** Begin **

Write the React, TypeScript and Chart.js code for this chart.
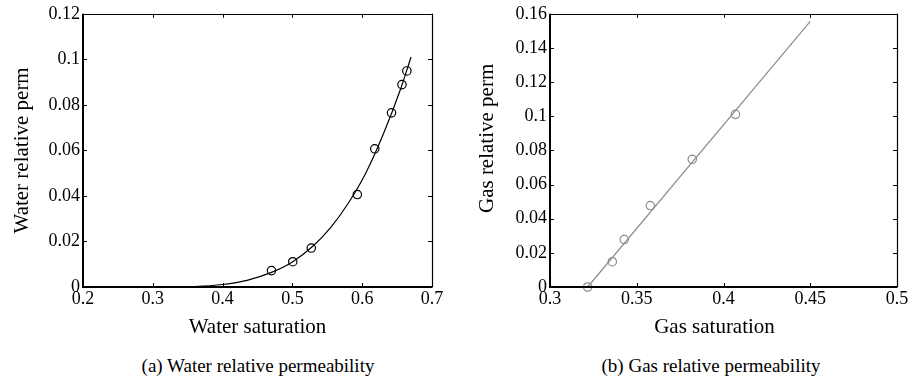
import React, { useEffect, useRef } from 'react';
import { Chart, registerables } from 'chart.js';

Chart.register(...registerables);

// ---- Data ----
const waterSatPoints = [0.470, 0.5005, 0.527, 0.593, 0.618, 0.642, 0.657, 0.664];
const waterPermPoints = [0.0072, 0.0111, 0.0171, 0.0406, 0.0607, 0.0765, 0.0889, 0.0949];
const waterCurveSat = [0.28, 0.30, 0.33, 0.36, 0.40, 0.435, 0.47, 0.50, 0.53, 0.555, 0.58, 0.605, 0.63, 0.655, 0.67];
const waterCurvePerm = [0, 0.00001, 0.00004, 0.0002, 0.0011, 0.0029, 0.0064, 0.011, 0.0181, 0.0262, 0.0368, 0.05, 0.067, 0.087, 0.101];

const gasSatPoints = [0.3217, 0.3359, 0.3428, 0.3578, 0.382, 0.4069];
const gasPermPoints = [0, 0.0148, 0.0278, 0.0477, 0.0748, 0.1011];
const gasLineSat = [0.3217, 0.45];
const gasLinePerm = [0, 0.1556];

const waterXTicks = [0.2, 0.3, 0.4, 0.5, 0.6, 0.7];
const waterYTicks = [0, 0.02, 0.04, 0.06, 0.08, 0.1, 0.12];
const gasXTicks = [0.3, 0.35, 0.4, 0.45, 0.5];
const gasYTicks = [0, 0.02, 0.04, 0.06, 0.08, 0.1, 0.12, 0.14, 0.16];

const FONT = "'Liberation Serif', 'Times New Roman', serif";

const fmt = (v: number) => String(Number(v.toFixed(4)));

const framePlugin = {
  id: 'matlabFrame',
  afterDraw(chart: any) {
    const { ctx, chartArea } = chart;
    const { left, right, top, bottom } = chartArea;
    const xs = chart.scales.x;
    const ys = chart.scales.y;
    ctx.save();
    ctx.strokeStyle = '#000';
    ctx.lineWidth = 1;
    const tl = 4;
    ctx.beginPath();
    xs.ticks.forEach((t: any) => {
      const px = Math.round(xs.getPixelForValue(t.value)) + 0.5;
      ctx.moveTo(px, bottom);
      ctx.lineTo(px, bottom - tl);
      ctx.moveTo(px, top);
      ctx.lineTo(px, top + tl);
    });
    ys.ticks.forEach((t: any) => {
      const py = Math.round(ys.getPixelForValue(t.value)) + 0.5;
      ctx.moveTo(left, py);
      ctx.lineTo(left + tl, py);
      ctx.moveTo(right, py);
      ctx.lineTo(right - tl, py);
    });
    ctx.stroke();
    ctx.beginPath();
    ctx.lineWidth = 1.2;
    ctx.moveTo(left, Math.round(top) + 0.5);
    ctx.lineTo(right, Math.round(top) + 0.5);
    ctx.moveTo(Math.round(right) + 0.5, top);
    ctx.lineTo(Math.round(right) + 0.5, bottom);
    ctx.stroke();
    ctx.beginPath();
    ctx.lineWidth = 2;
    ctx.moveTo(Math.round(left), top);
    ctx.lineTo(Math.round(left), Math.round(bottom));
    ctx.lineTo(right + 0.5, Math.round(bottom));
    ctx.stroke();
    ctx.restore();
  },
};

type PanelProps = {
  curveX: number[];
  curveY: number[];
  ptsX: number[];
  ptsY: number[];
  xTicks: number[];
  yTicks: number[];
  xTitle: string;
  yTitle: string;
  color: string;
  smooth: boolean;
  yAxisWidth: number;
  yTitleX: number;
  yTitleShift: number;
  xTitleShift: number;
  padRight: number;
  left: number;
};

function Panel(p: PanelProps) {
  const ref = useRef<HTMLCanvasElement | null>(null);
  useEffect(() => {
    if (!ref.current) return;
    const titlePlugin = {
      id: 'axisTitles',
      afterDraw(chart: any) {
        const { ctx, chartArea } = chart;
        ctx.save();
        ctx.fillStyle = '#000';
        ctx.font = `21px ${FONT}`;
        ctx.textAlign = 'center';
        ctx.textBaseline = 'middle';
        const cx = (chartArea.left + chartArea.right) / 2 + p.xTitleShift;
        ctx.fillText(p.xTitle, cx, 327);
        const cy = (chartArea.top + chartArea.bottom) / 2 + p.yTitleShift;
        ctx.translate(p.yTitleX, cy);
        ctx.rotate(-Math.PI / 2);
        ctx.fillText(p.yTitle, 0, 0);
        ctx.restore();
      },
    };
    const chart = new Chart(ref.current, {
      type: 'scatter',
      data: {
        datasets: [
          {
            data: p.curveX.map((x, i) => ({ x, y: p.curveY[i] })),
            showLine: true,
            borderColor: p.color,
            borderWidth: 1.2,
            pointRadius: 0,
            cubicInterpolationMode: p.smooth ? 'monotone' : 'default',
            clip: false,
          } as any,
          {
            data: p.ptsX.map((x, i) => ({ x, y: p.ptsY[i] })),
            showLine: false,
            borderColor: p.color,
            backgroundColor: 'rgba(0,0,0,0)',
            pointBorderColor: p.color,
            pointBackgroundColor: 'rgba(0,0,0,0)',
            pointBorderWidth: 1.2,
            pointRadius: 4.2,
            clip: false,
          } as any,
        ],
      },
      options: {
        animation: false,
        responsive: false,
        devicePixelRatio: 1,
        layout: { padding: { top: 13, right: p.padRight, left: 0, bottom: 0 } },
        plugins: { legend: { display: false }, tooltip: { enabled: false } },
        scales: {
          x: {
            type: 'linear',
            min: p.xTicks[0],
            max: p.xTicks[p.xTicks.length - 1],
            afterBuildTicks: (s: any) => {
              s.ticks = p.xTicks.map((v) => ({ value: v }));
            },
            afterFit: (s: any) => {
              s.height = 63;
            },
            grid: { display: false, drawTicks: false },
            border: { display: false },
            ticks: {
              padding: 1,
              color: '#000',
              font: { family: FONT, size: 18 },
              callback: (v: any) => fmt(Number(v)),
              maxRotation: 0,
              autoSkip: false,
            },
            title: { display: false },
          },
          y: {
            type: 'linear',
            min: p.yTicks[0],
            max: p.yTicks[p.yTicks.length - 1],
            afterBuildTicks: (s: any) => {
              s.ticks = p.yTicks.map((v) => ({ value: v }));
            },
            afterFit: (s: any) => {
              s.width = p.yAxisWidth;
            },
            grid: { display: false, drawTicks: false },
            border: { display: false },
            ticks: {
              padding: 3,
              color: '#000',
              font: { family: FONT, size: 18 },
              callback: (v: any) => fmt(Number(v)),
              autoSkip: false,
            },
            title: { display: false },
          },
        },
      },
      plugins: [framePlugin, titlePlugin],
    } as any);
    return () => chart.destroy();
  }, []);
  return (
    <canvas
      ref={ref}
      width={456}
      height={350}
      style={{ position: 'absolute', left: p.left, top: 0, width: 456, height: 350 }}
    />
  );
}

const captionStyle = (cx: number): React.CSSProperties => ({
  position: 'absolute',
  left: cx - 200,
  width: 400,
  top: 353,
  textAlign: 'center',
  fontFamily: FONT,
  fontSize: 19,
  lineHeight: '26px',
  color: '#000',
  whiteSpace: 'nowrap',
});

export default function App() {
  return (
    <div style={{ position: 'absolute', left: 0, top: 0, width: 912, height: 392, background: '#fff', overflow: 'hidden' }}>
      <Panel
        curveX={waterCurveSat}
        curveY={waterCurvePerm}
        ptsX={waterSatPoints}
        ptsY={waterPermPoints}
        xTicks={waterXTicks}
        yTicks={waterYTicks}
        xTitle="Water saturation"
        yTitle="Water relative perm"
        color="#000000"
        smooth={true}
        yAxisWidth={83}
        yTitleX={22}
        yTitleShift={0}
        xTitleShift={0}
        padRight={24}
        left={0}
      />
      <Panel
        curveX={gasLineSat}
        curveY={gasLinePerm}
        ptsX={gasSatPoints}
        ptsY={gasPermPoints}
        xTicks={gasXTicks}
        yTicks={gasYTicks}
        xTitle="Gas saturation"
        yTitle="Gas relative perm"
        color="#8c8c8c"
        smooth={false}
        yAxisWidth={94}
        yTitleX={31}
        yTitleShift={-12}
        xTitleShift={-9}
        padRight={15}
        left={456}
      />
      <div style={captionStyle(258)}>(a) Water relative permeability</div>
      <div style={captionStyle(711)}>(b) Gas relative permeability</div>
    </div>
  );
}
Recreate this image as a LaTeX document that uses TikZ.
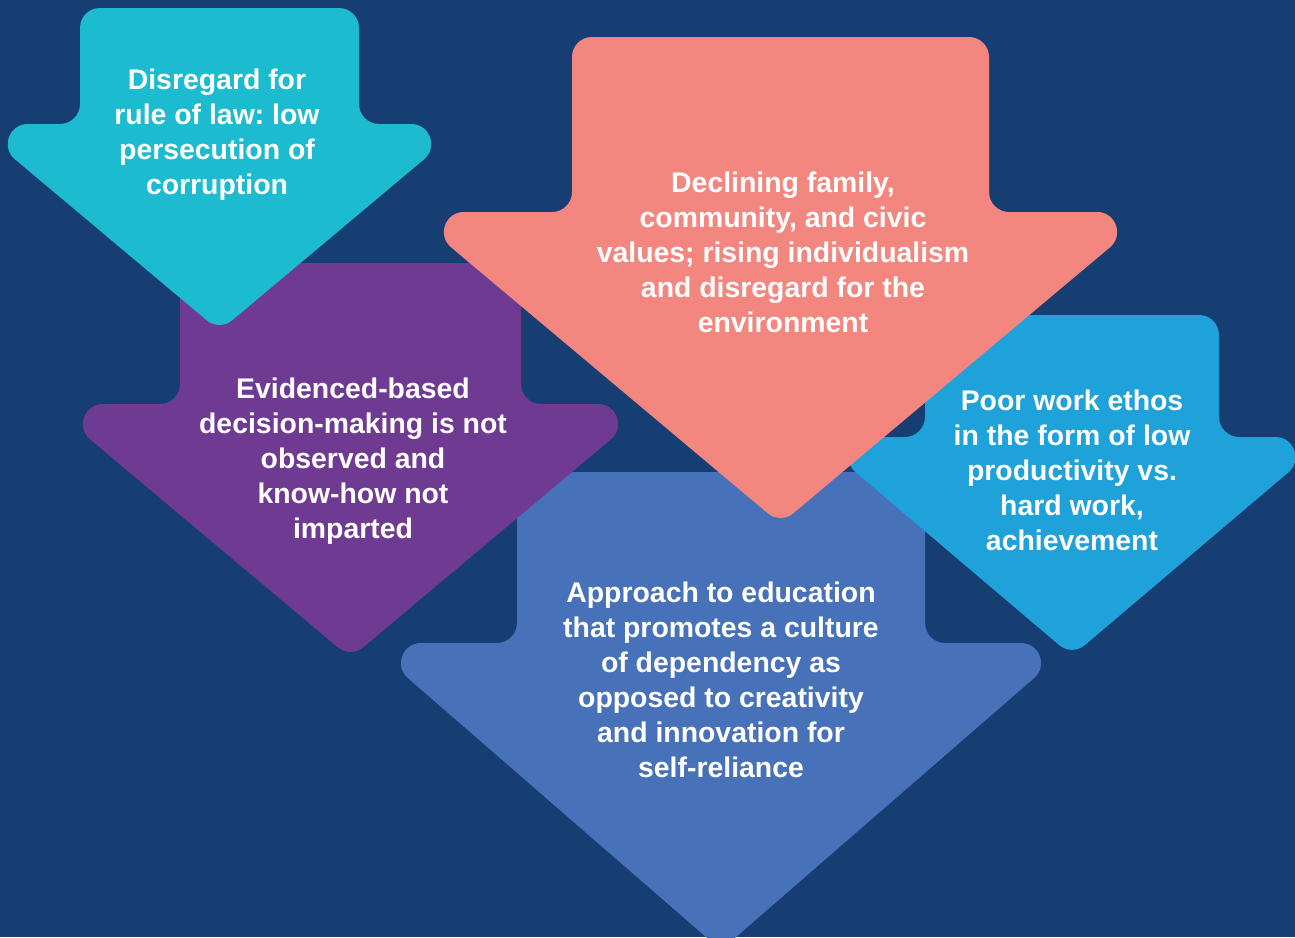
\documentclass[tikz,border=0pt]{standalone}
\usepackage{fontspec}
\setmainfont{Liberation Sans}
\frenchspacing
\definecolor{bgnavy}{HTML}{163E72}
\definecolor{acyan}{HTML}{1DBBD0}
\definecolor{apurple}{HTML}{6E3A92}
\definecolor{asalmon}{HTML}{F3877F}
\definecolor{alblue}{HTML}{1FA1DA}
\definecolor{amblue}{HTML}{4771B8}
% #1 colour, #2 centre x, #3 shaft half width, #4 top y, #5 wing y,
% #6 wing half width (sharp), #7 tip y (sharp), #8 corner radius
\newcommand{\downarrowshape}[8]{%
  \pgfmathsetmacro\aXl{#2-#3+#8}%
  \pgfmathsetmacro\aXr{#2+#3-#8}%
  \pgfmathsetmacro\aYt{#4+#8}%
  \pgfmathsetmacro\aYw{#5+#8}%
  \pgfmathsetmacro\aH{#7-#5}%
  \pgfmathsetmacro\aK{\aH/#6}%
  \pgfmathsetmacro\aQ{sqrt(1+\aK*\aK)}%
  \pgfmathsetmacro\aDx{#6-#8*((\aQ+1)/\aK)}%
  \pgfmathsetmacro\aWl{#2-\aDx}%
  \pgfmathsetmacro\aWr{#2+\aDx}%
  \pgfmathsetmacro\aTip{#7-#8*\aQ}%
  \pgfmathsetmacro\aLW{2*#8}%
  \pgfmathsetmacro\aSl{#2-#3}%
  \pgfmathsetmacro\aSr{#2+#3}%
  \pgfmathsetmacro\aWt{#5-#8}%
  \pgfmathsetmacro\aC{0.5523*#8}%
  \filldraw[fill=#1, draw=#1, line width=\aLW pt, line join=round]
    (\aXl,\aYt) -- (\aXr,\aYt) -- (\aXr,\aYw) -- (\aWr,\aYw) -- (#2,\aTip)
    -- (\aWl,\aYw) -- (\aXl,\aYw) -- cycle;
  \fill[#1] (\aSr,\aWt) .. controls (\aSr,\aWt+\aC) and (\aSr+#8-\aC,#5)
    .. (\aSr+#8,#5) -- (\aSr,#5) -- cycle;
  \fill[#1] (\aSl,\aWt) .. controls (\aSl,\aWt+\aC) and (\aSl-#8+\aC,#5)
    .. (\aSl-#8,#5) -- (\aSl,#5) -- cycle;
}
\begin{document}
\begin{tikzpicture}[x=1pt,y=-1pt,
  txt/.style={text=white, font=\fontsize{28.4}{35}\selectfont\bfseries,
    align=center, inner sep=0pt}]
\useasboundingbox (0,0) rectangle (1295,937);
\clip (0,0) rectangle (1295,937);
\fill[bgnavy] (0,0) rectangle (1295,937);
% medium blue (bottom layer)
\downarrowshape{amblue}{721}{204}{472}{643}{353.5}{950}{20}
\node[txt] (t5) at (721,680.2) {Approach to education\\that promotes a culture\\of dependency as\\opposed to creativity\\and innovation for\\self-reliance};
% purple
\downarrowshape{apurple}{350.5}{170.5}{263}{404}{302.5}{658}{20}
\node[txt] (t2) at (353,461) {Evidenced-based\\decision-making is not\\observed and\\know-how not\\imparted};
% light blue
\downarrowshape{alblue}{1072}{147}{315}{437}{258}{656}{20}
\node[txt] (t4) at (1072,470) {Poor work ethos\\in the form of low\\productivity vs.\\hard work,\\achievement};
% salmon
\downarrowshape{asalmon}{780.5}{208.5}{37}{212}{371.5}{524}{20}
\node[txt] (t3) at (783,252.7) {Declining family,\\community, and civic\\values; rising individualism\\and disregard for the\\environment};
% cyan (top layer)
\downarrowshape{acyan}{219.5}{139.5}{8}{124}{246.6}{331}{20}
\node[txt] (t1) at (217,134.5) {Disregard for\\rule of law: low\\persecution of\\corruption};
\end{tikzpicture}
\end{document}
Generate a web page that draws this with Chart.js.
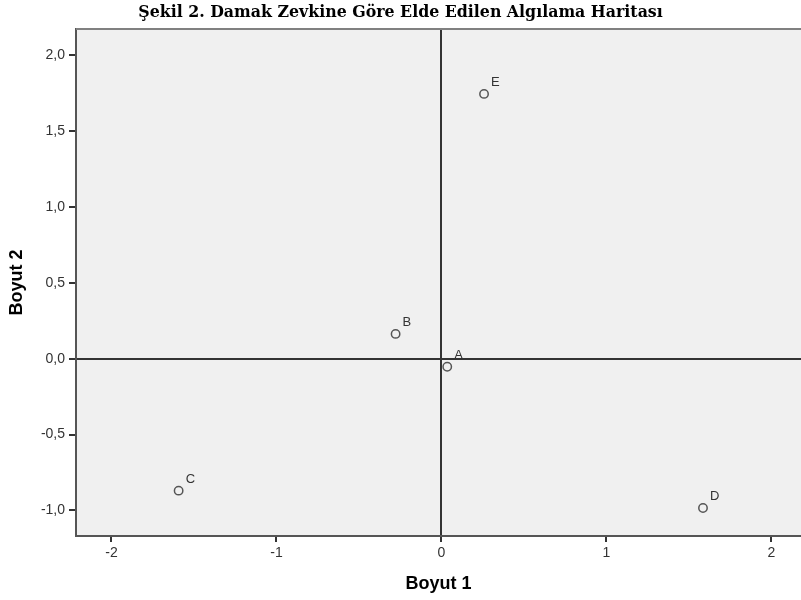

** End **

- THE TASK:
Please take the lines from the beginning of the data above through the line holding "Chart.register(...registerables);" and transcribe them exactly, without any pictures.

- ANSWER TO THIS PROBLEM:
Write the React, TypeScript and Chart.js code for this chart.
import React, { useEffect, useRef } from 'react';
import { Chart, registerables } from 'chart.js';

Chart.register(...registerables);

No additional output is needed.